╔══

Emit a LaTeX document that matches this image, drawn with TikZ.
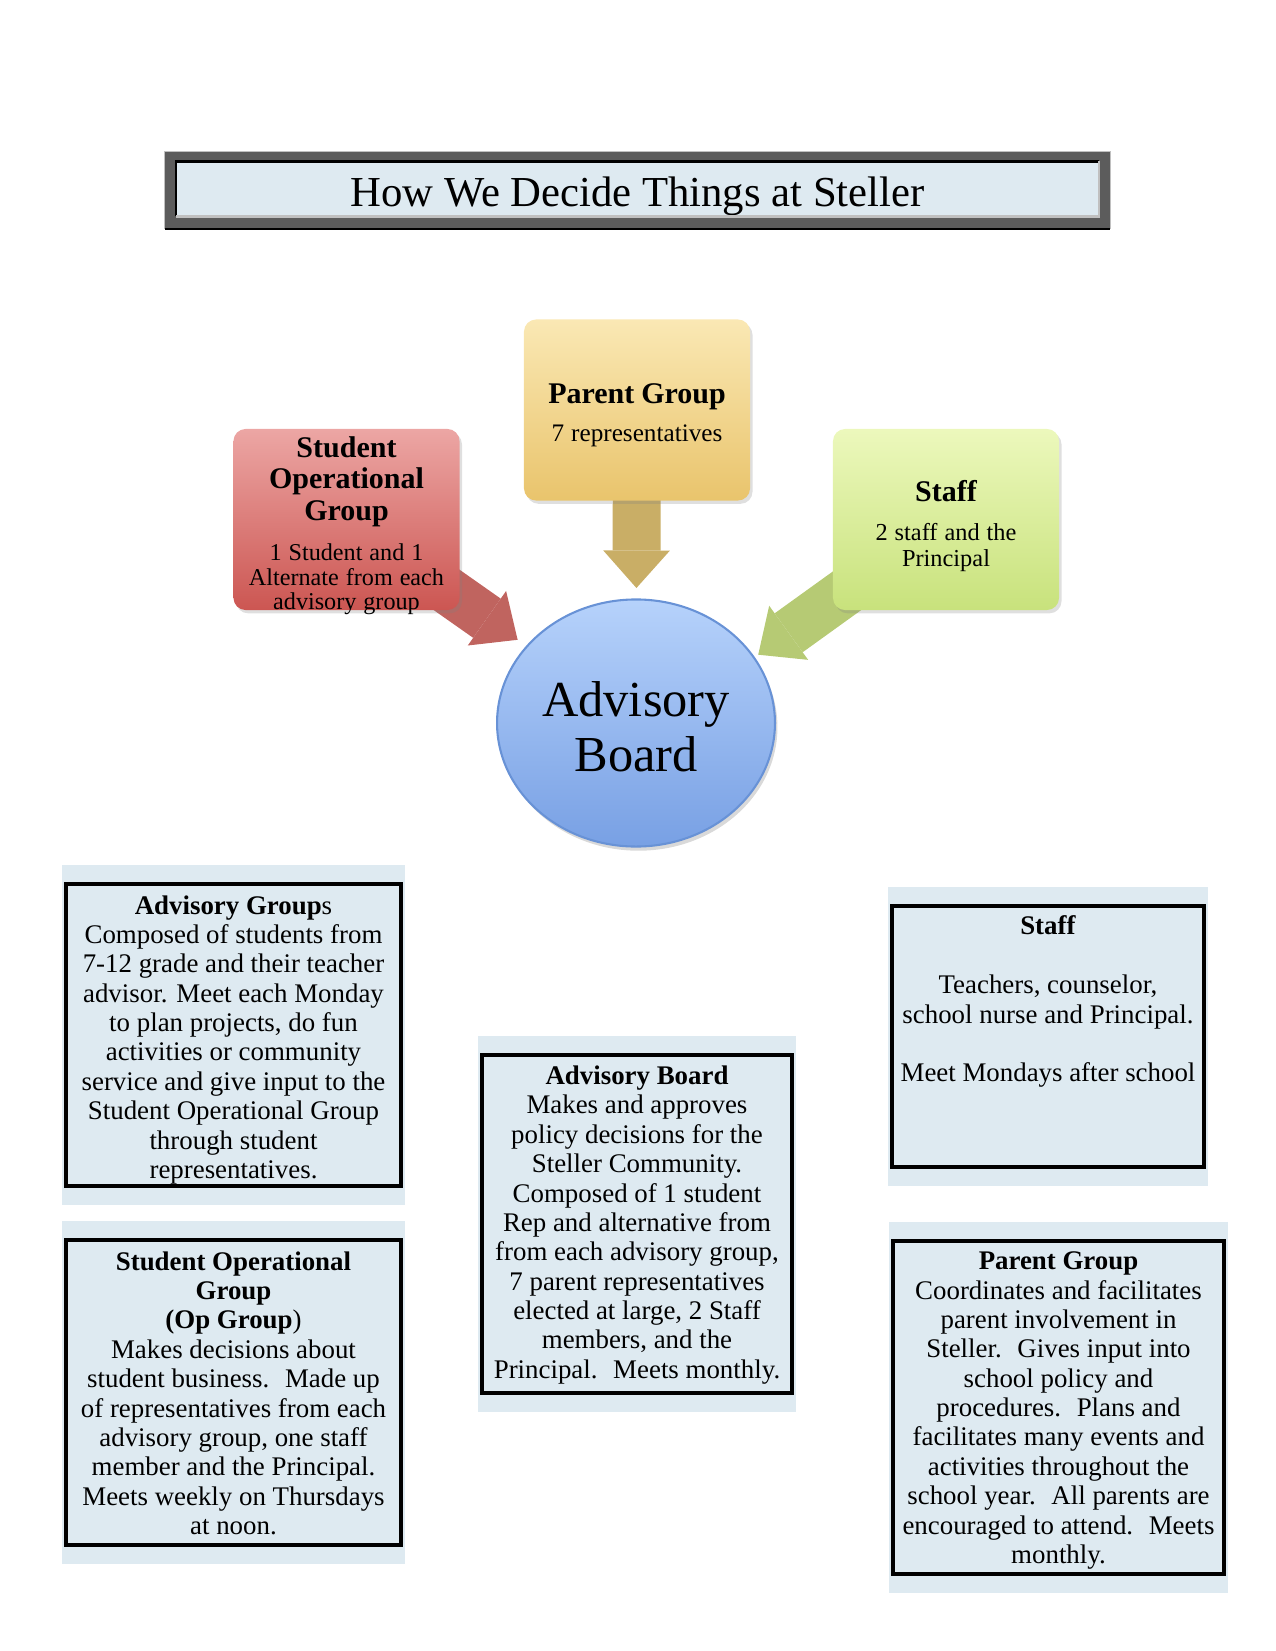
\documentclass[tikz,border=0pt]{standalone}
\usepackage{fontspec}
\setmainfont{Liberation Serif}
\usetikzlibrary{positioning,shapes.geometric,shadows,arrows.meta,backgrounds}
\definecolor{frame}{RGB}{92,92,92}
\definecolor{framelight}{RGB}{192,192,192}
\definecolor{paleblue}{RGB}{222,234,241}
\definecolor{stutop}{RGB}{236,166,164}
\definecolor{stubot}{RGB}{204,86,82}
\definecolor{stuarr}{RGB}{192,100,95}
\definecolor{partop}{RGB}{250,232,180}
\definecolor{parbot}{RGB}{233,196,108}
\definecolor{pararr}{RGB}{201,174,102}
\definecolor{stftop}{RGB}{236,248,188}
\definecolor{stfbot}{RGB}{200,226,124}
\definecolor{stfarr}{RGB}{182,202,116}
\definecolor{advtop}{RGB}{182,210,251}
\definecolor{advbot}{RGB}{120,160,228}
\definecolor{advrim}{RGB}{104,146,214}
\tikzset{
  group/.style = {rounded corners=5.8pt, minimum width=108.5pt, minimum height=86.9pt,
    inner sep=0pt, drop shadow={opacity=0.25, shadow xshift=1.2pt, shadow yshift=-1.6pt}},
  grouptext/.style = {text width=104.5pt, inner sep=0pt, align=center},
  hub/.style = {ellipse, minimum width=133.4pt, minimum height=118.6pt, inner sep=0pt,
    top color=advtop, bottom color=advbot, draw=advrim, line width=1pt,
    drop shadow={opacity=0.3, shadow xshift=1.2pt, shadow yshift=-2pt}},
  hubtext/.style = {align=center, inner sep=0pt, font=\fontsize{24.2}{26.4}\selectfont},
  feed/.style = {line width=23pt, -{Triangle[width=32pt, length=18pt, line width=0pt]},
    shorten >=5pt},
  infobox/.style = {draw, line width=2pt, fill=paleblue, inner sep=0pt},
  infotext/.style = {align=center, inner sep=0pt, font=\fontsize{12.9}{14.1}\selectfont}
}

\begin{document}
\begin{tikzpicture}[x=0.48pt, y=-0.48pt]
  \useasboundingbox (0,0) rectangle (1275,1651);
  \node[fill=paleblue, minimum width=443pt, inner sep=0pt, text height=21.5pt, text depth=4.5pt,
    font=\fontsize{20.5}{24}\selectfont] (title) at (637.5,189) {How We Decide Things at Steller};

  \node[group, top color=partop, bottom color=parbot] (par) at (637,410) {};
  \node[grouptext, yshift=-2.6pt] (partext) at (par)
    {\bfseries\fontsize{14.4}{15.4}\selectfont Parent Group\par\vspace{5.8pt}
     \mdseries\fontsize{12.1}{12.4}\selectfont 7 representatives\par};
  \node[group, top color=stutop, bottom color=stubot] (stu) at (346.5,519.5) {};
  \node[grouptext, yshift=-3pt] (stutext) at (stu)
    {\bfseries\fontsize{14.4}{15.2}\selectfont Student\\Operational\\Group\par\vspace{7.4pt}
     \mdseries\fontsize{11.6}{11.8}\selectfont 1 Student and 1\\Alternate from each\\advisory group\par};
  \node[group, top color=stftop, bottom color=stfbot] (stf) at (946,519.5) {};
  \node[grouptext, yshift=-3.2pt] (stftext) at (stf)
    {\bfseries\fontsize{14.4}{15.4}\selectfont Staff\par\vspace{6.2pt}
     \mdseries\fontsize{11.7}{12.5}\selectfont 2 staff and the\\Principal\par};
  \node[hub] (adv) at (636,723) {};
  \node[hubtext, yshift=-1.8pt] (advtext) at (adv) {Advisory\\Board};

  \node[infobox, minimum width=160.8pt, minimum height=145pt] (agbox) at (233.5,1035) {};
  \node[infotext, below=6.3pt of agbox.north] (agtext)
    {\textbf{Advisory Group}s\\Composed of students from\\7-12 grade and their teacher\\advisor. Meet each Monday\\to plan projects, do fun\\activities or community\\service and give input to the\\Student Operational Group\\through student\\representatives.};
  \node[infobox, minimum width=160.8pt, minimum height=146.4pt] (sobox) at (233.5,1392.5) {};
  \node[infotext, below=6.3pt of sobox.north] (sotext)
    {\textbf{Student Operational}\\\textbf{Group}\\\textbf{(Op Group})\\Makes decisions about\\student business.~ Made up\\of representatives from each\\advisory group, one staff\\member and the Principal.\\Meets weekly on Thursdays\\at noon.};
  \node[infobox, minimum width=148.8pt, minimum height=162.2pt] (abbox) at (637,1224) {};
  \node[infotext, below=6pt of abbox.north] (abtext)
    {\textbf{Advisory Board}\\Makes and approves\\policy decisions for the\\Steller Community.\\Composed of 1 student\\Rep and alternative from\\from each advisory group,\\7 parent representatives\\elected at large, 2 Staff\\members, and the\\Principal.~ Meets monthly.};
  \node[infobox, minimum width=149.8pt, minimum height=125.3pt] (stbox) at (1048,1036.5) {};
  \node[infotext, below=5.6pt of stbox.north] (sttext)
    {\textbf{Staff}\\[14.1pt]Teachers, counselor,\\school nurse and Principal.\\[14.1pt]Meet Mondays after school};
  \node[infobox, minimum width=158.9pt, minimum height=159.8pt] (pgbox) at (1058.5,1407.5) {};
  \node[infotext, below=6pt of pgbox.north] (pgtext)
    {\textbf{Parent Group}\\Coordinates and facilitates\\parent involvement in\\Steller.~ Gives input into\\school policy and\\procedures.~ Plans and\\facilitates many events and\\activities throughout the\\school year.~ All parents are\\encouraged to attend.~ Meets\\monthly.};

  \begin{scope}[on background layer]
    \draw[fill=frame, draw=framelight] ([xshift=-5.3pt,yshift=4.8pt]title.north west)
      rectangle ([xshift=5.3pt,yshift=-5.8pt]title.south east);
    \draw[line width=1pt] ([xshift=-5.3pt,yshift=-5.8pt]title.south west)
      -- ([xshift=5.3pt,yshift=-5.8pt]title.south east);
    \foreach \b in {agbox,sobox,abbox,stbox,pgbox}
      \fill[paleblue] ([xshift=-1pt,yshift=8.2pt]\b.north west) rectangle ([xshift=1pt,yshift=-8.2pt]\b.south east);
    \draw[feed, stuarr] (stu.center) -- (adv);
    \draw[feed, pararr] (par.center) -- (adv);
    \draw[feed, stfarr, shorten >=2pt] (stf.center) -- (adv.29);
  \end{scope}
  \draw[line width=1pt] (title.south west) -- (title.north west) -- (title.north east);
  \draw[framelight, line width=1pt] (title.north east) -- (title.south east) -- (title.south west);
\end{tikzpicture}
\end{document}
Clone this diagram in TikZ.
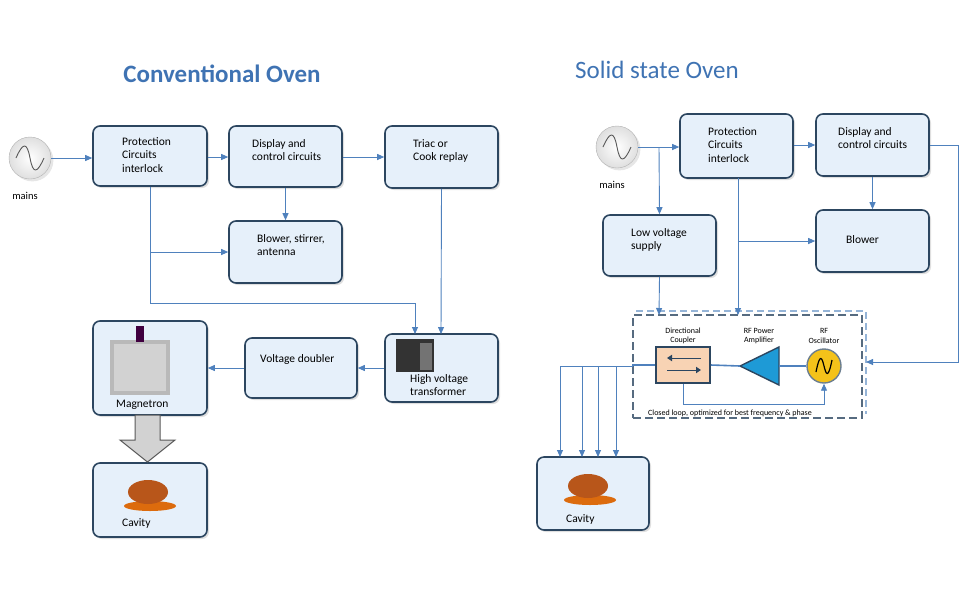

╚══

Task objective → Return all of the data exactly as written, and drop the pictures.

The output →
Emit a LaTeX document that matches this image, drawn with TikZ.
\documentclass[tikz,border=0pt]{standalone}
\usepackage{fontspec}
\setmainfont{Liberation Serif}
\usetikzlibrary{positioning,shapes.geometric,shadows,arrows.meta,backgrounds}
\definecolor{frame}{RGB}{92,92,92}
\definecolor{framelight}{RGB}{192,192,192}
\definecolor{paleblue}{RGB}{222,234,241}
\definecolor{stutop}{RGB}{236,166,164}
\definecolor{stubot}{RGB}{204,86,82}
\definecolor{stuarr}{RGB}{192,100,95}
\definecolor{partop}{RGB}{250,232,180}
\definecolor{parbot}{RGB}{233,196,108}
\definecolor{pararr}{RGB}{201,174,102}
\definecolor{stftop}{RGB}{236,248,188}
\definecolor{stfbot}{RGB}{200,226,124}
\definecolor{stfarr}{RGB}{182,202,116}
\definecolor{advtop}{RGB}{182,210,251}
\definecolor{advbot}{RGB}{120,160,228}
\definecolor{advrim}{RGB}{104,146,214}
\tikzset{
  group/.style = {rounded corners=5.8pt, minimum width=108.5pt, minimum height=86.9pt,
    inner sep=0pt, drop shadow={opacity=0.25, shadow xshift=1.2pt, shadow yshift=-1.6pt}},
  grouptext/.style = {text width=104.5pt, inner sep=0pt, align=center},
  hub/.style = {ellipse, minimum width=133.4pt, minimum height=118.6pt, inner sep=0pt,
    top color=advtop, bottom color=advbot, draw=advrim, line width=1pt,
    drop shadow={opacity=0.3, shadow xshift=1.2pt, shadow yshift=-2pt}},
  hubtext/.style = {align=center, inner sep=0pt, font=\fontsize{24.2}{26.4}\selectfont},
  feed/.style = {line width=23pt, -{Triangle[width=32pt, length=18pt, line width=0pt]},
    shorten >=5pt},
  infobox/.style = {draw, line width=2pt, fill=paleblue, inner sep=0pt},
  infotext/.style = {align=center, inner sep=0pt, font=\fontsize{12.9}{14.1}\selectfont}
}

\begin{document}
\begin{tikzpicture}[x=0.48pt, y=-0.48pt]
  \useasboundingbox (0,0) rectangle (1275,1651);
  \node[fill=paleblue, minimum width=443pt, inner sep=0pt, text height=21.5pt, text depth=4.5pt,
    font=\fontsize{20.5}{24}\selectfont] (title) at (637.5,189) {How We Decide Things at Steller};

  \node[group, top color=partop, bottom color=parbot] (par) at (637,410) {};
  \node[grouptext, yshift=-2.6pt] (partext) at (par)
    {\bfseries\fontsize{14.4}{15.4}\selectfont Parent Group\par\vspace{5.8pt}
     \mdseries\fontsize{12.1}{12.4}\selectfont 7 representatives\par};
  \node[group, top color=stutop, bottom color=stubot] (stu) at (346.5,519.5) {};
  \node[grouptext, yshift=-3pt] (stutext) at (stu)
    {\bfseries\fontsize{14.4}{15.2}\selectfont Student\\Operational\\Group\par\vspace{7.4pt}
     \mdseries\fontsize{11.6}{11.8}\selectfont 1 Student and 1\\Alternate from each\\advisory group\par};
  \node[group, top color=stftop, bottom color=stfbot] (stf) at (946,519.5) {};
  \node[grouptext, yshift=-3.2pt] (stftext) at (stf)
    {\bfseries\fontsize{14.4}{15.4}\selectfont Staff\par\vspace{6.2pt}
     \mdseries\fontsize{11.7}{12.5}\selectfont 2 staff and the\\Principal\par};
  \node[hub] (adv) at (636,723) {};
  \node[hubtext, yshift=-1.8pt] (advtext) at (adv) {Advisory\\Board};

  \node[infobox, minimum width=160.8pt, minimum height=145pt] (agbox) at (233.5,1035) {};
  \node[infotext, below=6.3pt of agbox.north] (agtext)
    {\textbf{Advisory Group}s\\Composed of students from\\7-12 grade and their teacher\\advisor. Meet each Monday\\to plan projects, do fun\\activities or community\\service and give input to the\\Student Operational Group\\through student\\representatives.};
  \node[infobox, minimum width=160.8pt, minimum height=146.4pt] (sobox) at (233.5,1392.5) {};
  \node[infotext, below=6.3pt of sobox.north] (sotext)
    {\textbf{Student Operational}\\\textbf{Group}\\\textbf{(Op Group})\\Makes decisions about\\student business.~ Made up\\of representatives from each\\advisory group, one staff\\member and the Principal.\\Meets weekly on Thursdays\\at noon.};
  \node[infobox, minimum width=148.8pt, minimum height=162.2pt] (abbox) at (637,1224) {};
  \node[infotext, below=6pt of abbox.north] (abtext)
    {\textbf{Advisory Board}\\Makes and approves\\policy decisions for the\\Steller Community.\\Composed of 1 student\\Rep and alternative from\\from each advisory group,\\7 parent representatives\\elected at large, 2 Staff\\members, and the\\Principal.~ Meets monthly.};
  \node[infobox, minimum width=149.8pt, minimum height=125.3pt] (stbox) at (1048,1036.5) {};
  \node[infotext, below=5.6pt of stbox.north] (sttext)
    {\textbf{Staff}\\[14.1pt]Teachers, counselor,\\school nurse and Principal.\\[14.1pt]Meet Mondays after school};
  \node[infobox, minimum width=158.9pt, minimum height=159.8pt] (pgbox) at (1058.5,1407.5) {};
  \node[infotext, below=6pt of pgbox.north] (pgtext)
    {\textbf{Parent Group}\\Coordinates and facilitates\\parent involvement in\\Steller.~ Gives input into\\school policy and\\procedures.~ Plans and\\facilitates many events and\\activities throughout the\\school year.~ All parents are\\encouraged to attend.~ Meets\\monthly.};

  \begin{scope}[on background layer]
    \draw[fill=frame, draw=framelight] ([xshift=-5.3pt,yshift=4.8pt]title.north west)
      rectangle ([xshift=5.3pt,yshift=-5.8pt]title.south east);
    \draw[line width=1pt] ([xshift=-5.3pt,yshift=-5.8pt]title.south west)
      -- ([xshift=5.3pt,yshift=-5.8pt]title.south east);
    \foreach \b in {agbox,sobox,abbox,stbox,pgbox}
      \fill[paleblue] ([xshift=-1pt,yshift=8.2pt]\b.north west) rectangle ([xshift=1pt,yshift=-8.2pt]\b.south east);
    \draw[feed, stuarr] (stu.center) -- (adv);
    \draw[feed, pararr] (par.center) -- (adv);
    \draw[feed, stfarr, shorten >=2pt] (stf.center) -- (adv.29);
  \end{scope}
  \draw[line width=1pt] (title.south west) -- (title.north west) -- (title.north east);
  \draw[framelight, line width=1pt] (title.north east) -- (title.south east) -- (title.south west);
\end{tikzpicture}
\end{document}
Clone this diagram in TikZ.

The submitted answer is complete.